Tatsächlich haben wir dieses Gerät im letzten finnischen Supermarkt vor der norwegischen Grenze gekauft. Den Polarkreis und die damit verbundene magische Rentiergrenze, wie wir sie tauften, lag bereits hinter uns. Mittlerweile waren wir gewöhnt an die täglichen Sichtungen von kleineren Herden auf offener Straße. Unzählige Fotos von den bis dato uns unbekannten Vierbeinern sammelten sich auf den Speicherkarten. Diese Begegnungen waren etwas, das uns neben den sonstigen Strapazen immer wieder ein Lächeln ins Gesicht zauberte.
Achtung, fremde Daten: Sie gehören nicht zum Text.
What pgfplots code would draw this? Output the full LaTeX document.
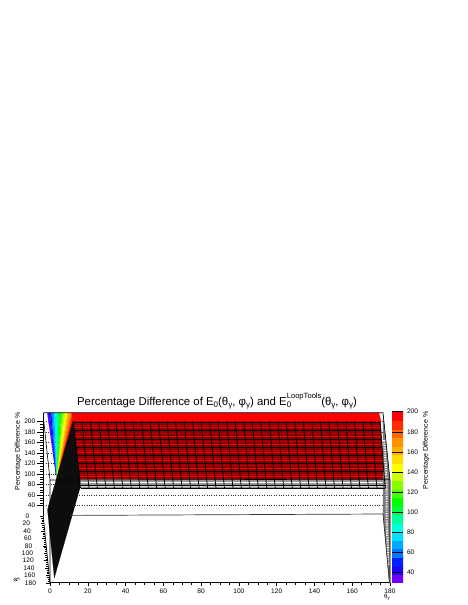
\documentclass[border=0pt]{standalone}
\usepackage{fontspec}
\setmainfont{Liberation Sans}
\usepackage{pgfplots}
\pgfplotsset{compat=1.18}

% palette, top band of the colour scale first
\definecolor{p1}{HTML}{FF0000}\definecolor{p2}{HTML}{FF2A00}\definecolor{p3}{HTML}{FF6600}
\definecolor{p4}{HTML}{FF9000}\definecolor{p5}{HTML}{FFB000}\definecolor{p6}{HTML}{FFDD00}
\definecolor{p7}{HTML}{FFFF00}\definecolor{p8}{HTML}{CCFF00}\definecolor{p9}{HTML}{88FF00}
\definecolor{p10}{HTML}{44FF00}\definecolor{p11}{HTML}{00FF00}\definecolor{p12}{HTML}{00FF44}
\definecolor{p13}{HTML}{00FF99}\definecolor{p14}{HTML}{00FFDD}\definecolor{p15}{HTML}{00E0FF}
\definecolor{p16}{HTML}{00AAFF}\definecolor{p17}{HTML}{0077FF}\definecolor{p18}{HTML}{0020FF}
\definecolor{p19}{HTML}{2000FF}\definecolor{p20}{HTML}{7000FF}
\definecolor{darkred}{HTML}{8C0000}
\definecolor{midred}{HTML}{C80000}

\newcommand{\sbs}[1]{\raisebox{-0.35ex}{\fontsize{8}{8}\selectfont #1}}
\newcommand{\thg}{θ\sbs{γ}}
\newcommand{\phg}{φ\sbs{γ}}

\pgfplotsset{
  every axis/.append style={
    scale only axis,
    /pgf/number format/assume math mode=true,
    tick label style={font=\fontsize{6.6}{7}\selectfont},
    axis line style={line width=0.6pt},
    tick style={black,line width=0.5pt},
  },
  band/.style={fill=#1,draw=#1,line width=0.15pt,forget plot},
}

\begin{document}
\begin{tikzpicture}
\path[use as bounding box] (0,0) rectangle (468pt,605pt);

% percentage axis with the dotted back wall grid
\begin{axis}[
  at={(43.3pt,89.3pt)}, anchor=south west,
  width=339.7pt, height=103pt,
  xmin=0, xmax=1, ymin=21, ymax=217.1,
  axis y line*=left, axis x line=none,
  ytick={40,60,...,200}, minor y tick num=3,
  tick align=outside, major tick length=6pt, minor tick length=3pt,
  yticklabel style={xshift=1.5pt},
  ymajorgrids, major grid style={black!80,dotted,line width=0.45pt},
]
\addplot[draw=none] coordinates {(0,40)(1,200)};
\end{axis}

% theta axis along the front edge
\begin{axis}[
  at={(50pt,22.3pt)}, anchor=south west,
  width=340pt, height=60pt,
  xmin=0, xmax=180, ymin=0, ymax=1,
  axis x line*=bottom, axis y line=none,
  xtick={0,20,...,180}, minor x tick num=3,
  tick align=outside, major tick length=3.5pt, minor tick length=2pt,
  xticklabel style={yshift=1pt},
]
\addplot[draw=none] coordinates {(0,0)(180,1)};
\end{axis}

% slanted phi axis on the left side
\begin{axis}[
  at={(43.3pt,22pt)}, anchor=south west,
  x={(10pt,0pt)}, y={(0.0372pt,-0.372pt)},
  xmin=0, xmax=1, ymin=0, ymax=180,
  axis y line*=left, axis x line=none,
  ytick={0,20,...,180}, minor y tick num=3,
  tick align=outside, major tick length=3.5pt, minor tick length=2pt,
  yticklabel style={xshift=-7pt},
]
\addplot[draw=none] coordinates {(0,0)(1,180)};
\end{axis}

% picture space in pixels of the lego view
\begin{axis}[
  at={(0pt,0pt)}, anchor=south west,
  width=468pt, height=605pt,
  xmin=0, xmax=468, ymin=0, ymax=605, y dir=reverse,
  hide axis, clip=false, unbounded coords=jump,
]
% colour fan on the left edge
\addplot[band=p20] coordinates {(47.3,413)(48.7,413)(56.7,480)} -- cycle;
\addplot[band=p19] coordinates {(48.7,413)(50.1,413)(56.7,480)} -- cycle;
\addplot[band=p18] coordinates {(50.1,413)(51.5,413)(56.7,480)} -- cycle;
\addplot[band=p17] coordinates {(51.5,413)(52.9,413)(56.7,480)} -- cycle;
\addplot[band=p16] coordinates {(52.9,413)(54.3,413)(56.7,480)} -- cycle;
\addplot[band=p15] coordinates {(54.3,413)(55.7,413)(56.7,480)} -- cycle;
\addplot[band=p14] coordinates {(55.7,413)(57.1,413)(56.7,480)} -- cycle;
\addplot[band=p13] coordinates {(57.1,413)(58.5,413)(56.7,480)} -- cycle;
\addplot[band=p12] coordinates {(58.5,413)(59.9,413)(56.7,480)} -- cycle;
\addplot[band=p11] coordinates {(59.9,413)(61.3,413)(56.7,480)} -- cycle;
\addplot[band=p10] coordinates {(61.3,413)(62.7,413)(56.7,480)} -- cycle;
\addplot[band=p9] coordinates {(62.7,413)(64.1,413)(56.7,480)} -- cycle;
\addplot[band=p8] coordinates {(64.1,413)(65.5,413)(56.7,480)} -- cycle;
\addplot[band=p7] coordinates {(65.5,413)(66.9,413)(56.7,480)} -- cycle;
\addplot[band=p6] coordinates {(66.9,413)(68.3,413)(56.7,480)} -- cycle;
\addplot[band=p5] coordinates {(68.3,413)(69.7,413)(56.7,480)} -- cycle;
\addplot[band=p4] coordinates {(69.7,413)(71.1,413)(56.7,480)} -- cycle;
\addplot[band=p3] coordinates {(71.1,413)(72.5,413)(56.7,480)} -- cycle;
\addplot[band=p2] coordinates {(72.5,413)(73.9,413)(56.7,480)} -- cycle;
\addplot[band=p1] coordinates {(73.9,413)(75.3,413)(56.7,480)} -- cycle;

% red plateau
\addplot[band=p1] coordinates {(72,413)(379,413)(381,421.5)(73,421.5)} -- cycle;
\addplot[band=darkred] coordinates {(73,421.5)(380.5,421.5)(384.6,479.5)(79.5,479.5)} -- cycle;
\addplot[p1,line width=0.9pt,forget plot] coordinates {
  (73.9,427.8)(380.5,427.8)(nan,nan)
  (75,436.2)(381.2,436.2)(nan,nan)
  (76,444.5)(381.9,444.5)(nan,nan)
  (76.9,452.9)(382.5,452.9)(nan,nan)
  (77.6,460.6)(383.1,460.6)(nan,nan)
  (78.5,468.7)(383.7,468.7)(nan,nan)
  (79.3,476.9)(384.3,476.9)
};
\addplot[midred,line width=0.9pt,forget plot] coordinates {
  (73.5,425)(380.2,425)(nan,nan)
  (74.7,433.4)(381,433.4)(nan,nan)
  (75.6,441.7)(381.7,441.7)(nan,nan)
  (76.5,450.1)(382.3,450.1)(nan,nan)
  (77.4,458)(382.9,458)(nan,nan)
  (78.2,465.9)(383.5,465.9)(nan,nan)
  (79,474.1)(384,474.1)
};

% grey skirt under the plateau
\addplot[band=black!42] coordinates {(80,479.5)(384.6,479.5)(385,488.5)(81,488.5)} -- cycle;
\addplot[white,line width=0.9pt,forget plot] coordinates {(80,482.8)(384.8,482.8)};
\addplot[black!15,line width=0.7pt,forget plot] coordinates {(81,486.7)(385,486.7)};

% right side wall
\addplot[band=black!52] coordinates {(383,412.7)(390,480)(390,583)(389.3,583)(383,514)} -- cycle;
\addplot[white,line width=2.2pt,dash pattern=on 0.8pt off 0.9pt,forget plot] coordinates {(384.2,440)(386.6,480)(386.6,520)(388.8,565)};

% dark left wall
\addplot[band=black!95] coordinates {(73,421)(80,479)(80,488)(54.3,578)(47.7,512)(47.7,509)} -- cycle;

% mesh
\addplot[black,line width=0.5pt,forget plot] coordinates {
  (73.4,422.3)(380.1,422.3)(nan,nan)
  (74.3,430.7)(380.7,430.7)(nan,nan)
  (75.2,439)(381.4,439)(nan,nan)
  (76.1,447.3)(382,447.3)(nan,nan)
  (77,455.7)(382.6,455.7)(nan,nan)
  (77.8,463)(383.2,463)(nan,nan)
  (78.7,471.3)(383.8,471.3)(nan,nan)
  (80,485)(384.8,485)(nan,nan)
  (81,488.4)(385,488.4)
};
\addplot[black,line width=0.75pt,forget plot] coordinates {
  (73.3,421.5)(79.5,479)(80.5,488)(nan,nan)
  (81.8,421.5)(88,479)(89,488)(nan,nan)
  (90.3,421.5)(96.4,479)(97.4,488)(nan,nan)
  (98.9,421.5)(104.9,479)(105.9,488)(nan,nan)
  (107.4,421.5)(113.4,479)(114.4,488)(nan,nan)
  (115.9,421.5)(121.9,479)(122.9,488)(nan,nan)
  (124.4,421.5)(130.3,479)(131.3,488)(nan,nan)
  (133,421.5)(138.8,479)(139.8,488)(nan,nan)
  (141.5,421.5)(147.3,479)(148.3,488)(nan,nan)
  (150,421.5)(155.7,479)(156.7,488)(nan,nan)
  (158.5,421.5)(164.2,479)(165.2,488)(nan,nan)
  (167,421.5)(172.7,479)(173.7,488)(nan,nan)
  (175.5,421.5)(181.1,479)(182.1,488)(nan,nan)
  (184.1,421.5)(189.6,479)(190.6,488)(nan,nan)
  (192.6,421.5)(198.1,479)(199.1,488)(nan,nan)
  (201.1,421.5)(206.6,479)(207.6,488)(nan,nan)
  (209.6,421.5)(215,479)(216,488)(nan,nan)
  (218.1,421.5)(223.5,479)(224.5,488)(nan,nan)
  (226.7,421.5)(232,479)(233,488)(nan,nan)
  (235.2,421.5)(240.4,479)(241.4,488)(nan,nan)
  (243.7,421.5)(248.9,479)(249.9,488)(nan,nan)
  (252.2,421.5)(257.4,479)(258.4,488)(nan,nan)
  (260.7,421.5)(265.8,479)(266.8,488)(nan,nan)
  (269.3,421.5)(274.3,479)(275.3,488)(nan,nan)
  (277.8,421.5)(282.8,479)(283.8,488)(nan,nan)
  (286.3,421.5)(291.3,479)(292.3,488)(nan,nan)
  (294.8,421.5)(299.7,479)(300.7,488)(nan,nan)
  (303.3,421.5)(308.2,479)(309.2,488)(nan,nan)
  (311.9,421.5)(316.7,479)(317.7,488)(nan,nan)
  (320.4,421.5)(325.1,479)(326.1,488)(nan,nan)
  (328.9,421.5)(333.6,479)(334.6,488)(nan,nan)
  (337.4,421.5)(342.1,479)(343.1,488)(nan,nan)
  (345.9,421.5)(350.5,479)(351.5,488)(nan,nan)
  (354.5,421.5)(359,479)(360,488)(nan,nan)
  (363,421.5)(367.5,479)(368.5,488)(nan,nan)
  (371.5,421.5)(376,479)(377,488)(nan,nan)
  (380,421.5)(384.4,479)(385.4,488)
};

% box edges
\addplot[black,line width=0.6pt,forget plot] coordinates {
  (43.3,412.7)(383,412.7)(390,480)(390,583)(nan,nan)
  (43.8,421)(50,480)(50,583)(nan,nan)
  (50,480)(390,479.2)
};
\addplot[black!80,line width=0.7pt,forget plot] coordinates {(70,515.4)(383,514)(389.5,583)};

\node[font=\fontsize{11.4}{13}\selectfont,anchor=base] at (axis cs:217,405.5)
  {Percentage Difference of E\sbs{0}(\thg, \phg) and E\rlap{\raisebox{1.1ex}{\fontsize{7.6}{8}\selectfont LoopTools}}\sbs{0}\hspace{30pt}(\thg, \phg)};
\node[font=\fontsize{7}{8}\selectfont,rotate=90] at (axis cs:18,451.5) {Percentage Difference \%};
\node[font=\fontsize{7}{8}\selectfont,rotate=90] at (axis cs:426,450.5) {Percentage Difference \%};
\node[font=\fontsize{6}{7}\selectfont] at (axis cs:387,597) {θ\raisebox{-0.4ex}{\fontsize{4.5}{5}\selectfont γ}};
\node[font=\fontsize{6}{7}\selectfont,rotate=60] at (axis cs:17,580) {φ\raisebox{-0.4ex}{\fontsize{4.5}{5}\selectfont γ}};
\end{axis}

% colour scale
\begin{axis}[
  at={(391.7pt,22.3pt)}, anchor=south west,
  width=11.3pt, height=171pt,
  xmin=0, xmax=1, ymin=30, ymax=200,
  axis y line*=right, axis x line=none,
  ytick={40,60,...,200}, tick align=inside,
  major tick length=11.3pt,
  tick style={black,line width=0.4pt},
  axis line style={draw=none},
  yticklabel style={xshift=0.5pt},
  axis on top,
]
\addplot[band=p20] coordinates {(0,30)(1,30)(1,38.5)(0,38.5)} -- cycle;
\addplot[band=p19] coordinates {(0,38.5)(1,38.5)(1,47)(0,47)} -- cycle;
\addplot[band=p18] coordinates {(0,47)(1,47)(1,55.5)(0,55.5)} -- cycle;
\addplot[band=p17] coordinates {(0,55.5)(1,55.5)(1,64)(0,64)} -- cycle;
\addplot[band=p16] coordinates {(0,64)(1,64)(1,72.5)(0,72.5)} -- cycle;
\addplot[band=p15] coordinates {(0,72.5)(1,72.5)(1,81)(0,81)} -- cycle;
\addplot[band=p14] coordinates {(0,81)(1,81)(1,89.5)(0,89.5)} -- cycle;
\addplot[band=p13] coordinates {(0,89.5)(1,89.5)(1,98)(0,98)} -- cycle;
\addplot[band=p12] coordinates {(0,98)(1,98)(1,106.5)(0,106.5)} -- cycle;
\addplot[band=p11] coordinates {(0,106.5)(1,106.5)(1,115)(0,115)} -- cycle;
\addplot[band=p10] coordinates {(0,115)(1,115)(1,123.5)(0,123.5)} -- cycle;
\addplot[band=p9] coordinates {(0,123.5)(1,123.5)(1,132)(0,132)} -- cycle;
\addplot[band=p8] coordinates {(0,132)(1,132)(1,140.5)(0,140.5)} -- cycle;
\addplot[band=p7] coordinates {(0,140.5)(1,140.5)(1,149)(0,149)} -- cycle;
\addplot[band=p6] coordinates {(0,149)(1,149)(1,157.5)(0,157.5)} -- cycle;
\addplot[band=p5] coordinates {(0,157.5)(1,157.5)(1,166)(0,166)} -- cycle;
\addplot[band=p4] coordinates {(0,166)(1,166)(1,174.5)(0,174.5)} -- cycle;
\addplot[band=p3] coordinates {(0,174.5)(1,174.5)(1,183)(0,183)} -- cycle;
\addplot[band=p2] coordinates {(0,183)(1,183)(1,191.5)(0,191.5)} -- cycle;
\addplot[band=p1] coordinates {(0,191.5)(1,191.5)(1,200)(0,200)} -- cycle;
\end{axis}
\end{tikzpicture}
\end{document}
Und plötzlich waren die Sorgen wie weggeblasen, als wir nur ein paar Kilometer über die Grenze fuhren. Am Horizont zeichneten sich die Berge ab, die Straßen führten uns über eine Achterbahn ähnliche Hügellandschaft immer weiter gen Norden und plötzlich waren wir am Meer. Die Schönheit von dieser kargen Fjordlandschaft, der Geruch von Algen und Stockfisch und der eisige Wind, der um die Ohren pfeift, während die Wellen an die Felsklippen schlagen, erfüllte uns umgehend mit so einem Glücksgefühl, dass sogar ein paar Freudentränen verdrückt wurden, weil ein wirklich sehnlicher Traum in Erfüllung gegangen ist, auf den so lange hingearbeitet wurde.